ChatGPT has been creating ripples and is being widely discussed ever since it was made public by OpenAI in November 2022
ChatGPT, which is a chatbot created by artificial intelligence research laboratory OpenAI, has been hogging the limelight since late last year. The generative pre-trained transformer, while on the one had, has been grabbing attention for its quick and accurate answers, on the other hand is also being criticised for it has the potential to be misused by bad elements. “ChatGPT is scary good. We are not far from dangerously strong AI (artificial intelligence),” tweeted Elon Musk.
ChatGPT has basically been built on top of OpenAI's GPT-3 family of large language models, and is fine-tuned with both supervised and reinforcement learning techniques. The company made it public in November 2022 requesting public to use it with a hope that feedback would make it better. “We’ve trained a model called ChatGPT which interacts in a conversational way. The dialogue format makes it possible for ChatGPT to answer followup questions, admit its mistakes, challenge incorrect premises, and reject inappropriate requests. ChatGPT is a sibling model to InstructGPT, which is trained to follow an instruction in a prompt and provide a detailed response,” said the creators of the Chatbot.
However, soon after its release users had the chatbot helping them with making codes to even helping them with recipes. ChatGPT has been reported to be extremely versatile and even possesses improvisation skills. Although it suffers with multiple limitations at present, there is scope for improvement as it is capable pop reinforcement learning.
What ChatGPT Can Do
ChatGPT is capable of almost anything that users request the artificial intelligence chatbot to do such as:
- Write codes.
- Debug computer programs.
- Cook-up recipes.
- Compose music.
- Write articles.
- Play games.
- Write essays and articles for students.
- Imitate Linux systems, and so on.
Longterm Implications of Using ChatGPT
While it does seem exciting at present, ChatGPT can certainly be misused by bad actors as well. For instance, there is a fear of the chatbot being used to execute cyberattacks. LKeading cyber threat intelligence firm Check Point Research and other such firms have warned that ChatGPT is capable of writing phishing emails and malware, and is all the more capable of doing so when combined with OpenAI Codex.
In the same vein, Chester Wisniewski, principal research scientist, Sophos, says: “ChatGPT is an interesting experiment at the moment, but its wider availability certainly appears to present new challenges. I have been playing with it since its public availability in November of 2022 and it is quite easy to convince it to assist with creating very convincing phishing lures and responding in a conversational way that could advance romance scams and business email compromise attacks. OpenAI seems to be trying to limit the high risk activities from abusing its use, but the cat is now out of the bag. Today the biggest risk is to English speaking populations, but it is likely only a matter of time before it is available to generate believable text in most commonly spoken languages of the world. We have reached a stage where humans are unlikely be able to discern machine generated prose from human written in casual conversations with those we are not intimately familiar which will security filters to aid in preventing humans from being victimized.”
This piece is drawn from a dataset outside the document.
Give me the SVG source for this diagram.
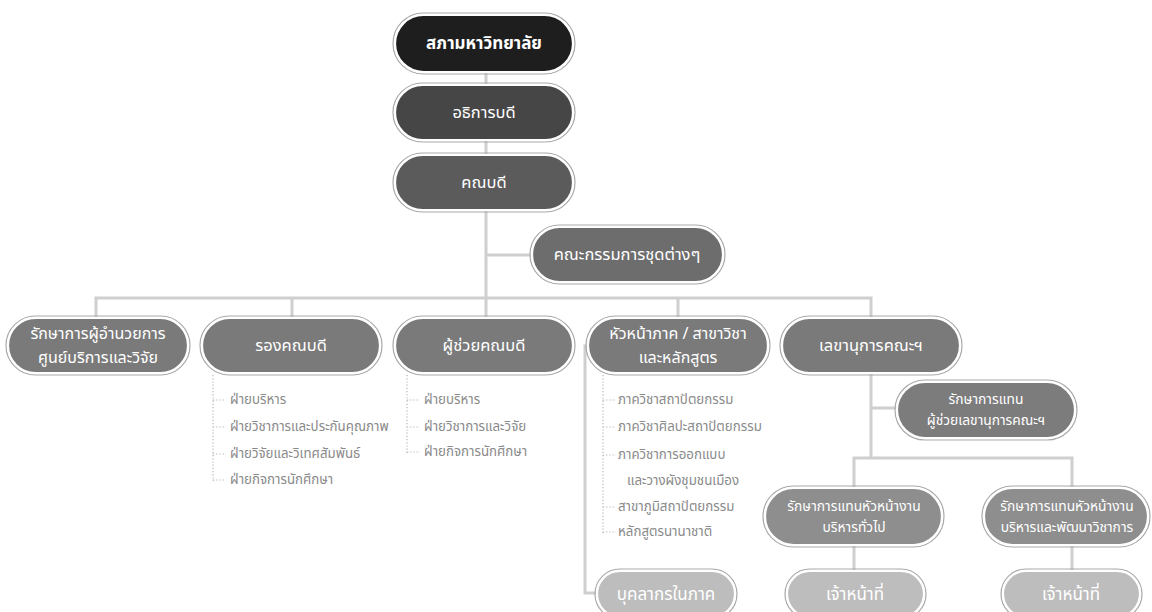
<svg xmlns="http://www.w3.org/2000/svg" width="1152" height="612" viewBox="0 0 1152 612">
<style>
.bg{fill:#ffffff}
.ring{fill:none;stroke:#a9a9a9;stroke-width:1.2}
.pill{stroke:#ffffff;stroke-width:2.2}
.t{font-family:'Noto Sans Thai','Noto Sans Thai UI','Noto Sans',Loma,Garuda,sans-serif;fill:#ffffff;text-anchor:middle}
.t16{font-size:16.5px}
.t15{font-size:16px}
.t14{font-size:13.8px}
.t17{font-size:17px}
.tb{font-weight:bold;font-size:17px}
.li{font-family:'Noto Sans Thai','Noto Sans Thai UI','Noto Sans',Loma,Garuda,sans-serif;font-size:13.3px;fill:#8a8a8a}
.c{fill:none;stroke:#cfcfcf;stroke-width:3}
.d{fill:none;stroke:#b5b5b5;stroke-width:1.2;stroke-dasharray:1.2 2}
</style>
<rect class="bg" x="0" y="0" width="1152" height="612"/>

<g id="connectors">
  <path class="c" d="M486,72 V298"/>
  <path class="c" d="M486,255 H532"/>
  <path class="c" d="M96,320 V298 H871 V320"/>
  <path class="c" d="M292,298 V320"/>
  <path class="c" d="M486,298 V320"/>
  <path class="c" d="M678,298 V320"/>
  <path class="c" d="M590,346 H585 V593 H598"/>
  <path class="c" d="M871,373 V458"/>
  <path class="c" d="M871,408 H897"/>
  <path class="c" d="M854,490 V458 H1072 V490"/>
  <path class="c" d="M854,545 V572"/>
  <path class="c" d="M1072,545 V572"/>
  <path class="d" d="M213,375 V481 M213,400 H226 M213,427 H226 M213,454 H226 M213,480 H226"/>
  <path class="d" d="M407,375 V453 M407,400 H420 M407,427 H420 M407,452 H420"/>
  <path class="d" d="M603,375 V533 M603,400 H616 M603,427 H616 M603,455 H616 M603,507 H616 M603,532 H616"/>
</g>

<g id="n-council">
  <rect class="ring" x="393" y="13" width="182" height="61" rx="30.5"/>
  <rect class="pill" x="395" y="15" width="178" height="57" rx="28.5" fill="#1e1e1e"/>
  <text class="t tb" x="484" y="49">สภามหาวิทยาลัย</text>
</g>
<g id="n-president">
  <rect class="ring" x="393" y="83" width="182" height="59" rx="29.5"/>
  <rect class="pill" x="395" y="85" width="178" height="55" rx="27.5" fill="#464646"/>
  <text class="t t16" x="484" y="118">อธิการบดี</text>
</g>
<g id="n-dean">
  <rect class="ring" x="393" y="153" width="182" height="59" rx="29.5"/>
  <rect class="pill" x="395" y="155" width="178" height="55" rx="27.5" fill="#5b5b5b"/>
  <text class="t t16" x="484" y="188">คณบดี</text>
</g>
<g id="n-committee">
  <rect class="ring" x="530" y="225" width="195" height="59" rx="29.5"/>
  <rect class="pill" x="532" y="227" width="191" height="55" rx="27.5" fill="#6d6d6d"/>
  <text class="t t16" x="627" y="260">คณะกรรมการชุดต่างๆ</text>
</g>

<g id="n-center">
  <rect class="ring" x="6" y="316" width="184" height="59" rx="29.5"/>
  <rect class="pill" x="8" y="318" width="180" height="55" rx="27.5" fill="#7a7a7a"/>
  <text class="t t15" x="98" y="339">รักษาการผู้อำนวยการ</text>
  <text class="t t15" x="98" y="363">ศูนย์บริการและวิจัย</text>
</g>
<g id="n-vice">
  <rect class="ring" x="200" y="316" width="182" height="59" rx="29.5"/>
  <rect class="pill" x="202" y="318" width="178" height="55" rx="27.5" fill="#7a7a7a"/>
  <text class="t t16" x="291" y="351">รองคณบดี</text>
  <text class="li" x="230" y="404">ฝ่ายบริหาร</text>
  <text class="li" x="230" y="431">ฝ่ายวิชาการและประกันคุณภาพ</text>
  <text class="li" x="230" y="458">ฝ่ายวิจัยและวิเทศสัมพันธ์</text>
  <text class="li" x="230" y="484">ฝ่ายกิจการนักศึกษา</text>
</g>
<g id="n-assistant">
  <rect class="ring" x="393" y="316" width="182" height="59" rx="29.5"/>
  <rect class="pill" x="395" y="318" width="178" height="55" rx="27.5" fill="#7a7a7a"/>
  <text class="t t16" x="484" y="351">ผู้ช่วยคณบดี</text>
  <text class="li" x="424" y="404">ฝ่ายบริหาร</text>
  <text class="li" x="424" y="431">ฝ่ายวิชาการและวิจัย</text>
  <text class="li" x="424" y="456">ฝ่ายกิจการนักศึกษา</text>
</g>
<g id="n-heads">
  <rect class="ring" x="586" y="316" width="184" height="59" rx="29.5"/>
  <rect class="pill" x="588" y="318" width="180" height="55" rx="27.5" fill="#7a7a7a"/>
  <text class="t t15" x="678" y="339">หัวหน้าภาค / สาขาวิชา</text>
  <text class="t t15" x="678" y="363">และหลักสูตร</text>
  <text class="li" x="618" y="404">ภาควิชาสถาปัตยกรรม</text>
  <text class="li" x="618" y="431">ภาควิชาศิลปะสถาปัตยกรรม</text>
  <text class="li" x="618" y="459">ภาควิชาการออกแบบ</text>
  <text class="li" x="627" y="485">และวางผังชุมชนเมือง</text>
  <text class="li" x="618" y="511">สาขาภูมิสถาปัตยกรรม</text>
  <text class="li" x="618" y="536">หลักสูตรนานาชาติ</text>
</g>
<g id="n-secretary">
  <rect class="ring" x="780" y="316" width="182" height="59" rx="29.5"/>
  <rect class="pill" x="782" y="318" width="178" height="55" rx="27.5" fill="#7a7a7a"/>
  <text class="t t16" x="871" y="351">เลขานุการคณะฯ</text>
</g>
<g id="n-asst-secretary">
  <rect class="ring" x="895" y="380" width="182" height="60" rx="30"/>
  <rect class="pill" x="897" y="382" width="178" height="56" rx="28" fill="#7c7c7c"/>
  <text class="t t14" x="986" y="404">รักษาการแทน</text>
  <text class="t t14" x="986" y="425">ผู้ช่วยเลขานุการคณะฯ</text>
</g>
<g id="n-general">
  <rect class="ring" x="763" y="486" width="181" height="61" rx="30.5"/>
  <rect class="pill" x="765" y="488" width="177" height="57" rx="28.5" fill="#8e8e8e"/>
  <text class="t t14" x="854" y="511">รักษาการแทนหัวหน้างาน</text>
  <text class="t t14" x="854" y="532">บริหารทั่วไป</text>
</g>
<g id="n-academic">
  <rect class="ring" x="982" y="486" width="168" height="61" rx="30.5"/>
  <rect class="pill" x="984" y="488" width="164" height="57" rx="28.5" fill="#8e8e8e"/>
  <text class="t t14" x="1067" y="511">รักษาการแทนหัวหน้างาน</text>
  <text class="t t14" x="1067" y="532">บริหารและพัฒนาวิชาการ</text>
</g>
<g id="n-staff-dept">
  <rect class="ring" x="595" y="569" width="142" height="50" rx="25"/>
  <rect class="pill" x="597" y="571" width="138" height="46" rx="23" fill="#bdbdbd"/>
  <text class="t t17" x="666" y="600">บุคลากรในภาค</text>
</g>
<g id="n-staff-1">
  <rect class="ring" x="785" y="569" width="141" height="50" rx="25"/>
  <rect class="pill" x="787" y="571" width="137" height="46" rx="23" fill="#bdbdbd"/>
  <text class="t t17" x="855" y="600">เจ้าหน้าที่</text>
</g>
<g id="n-staff-2">
  <rect class="ring" x="1001" y="569" width="141" height="50" rx="25"/>
  <rect class="pill" x="1003" y="571" width="137" height="46" rx="23" fill="#bdbdbd"/>
  <text class="t t17" x="1071" y="600">เจ้าหน้าที่</text>
</g>
</svg>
Should Chatbots Like ChatGPT Be Created?
Sam Altman, CEO of ChatGPT creator OpenAI, while accepting the cyber security concerns believes that this is a risk that the world will have to take. “I agree on being close to dangerously strong artificial intelligence in the sense of an AI that poses, for instance, a huge cybersecurity risk. And i think we could get to real artificial general intelligence in the next decade, so we have to take the risk of that extremely seriously too.”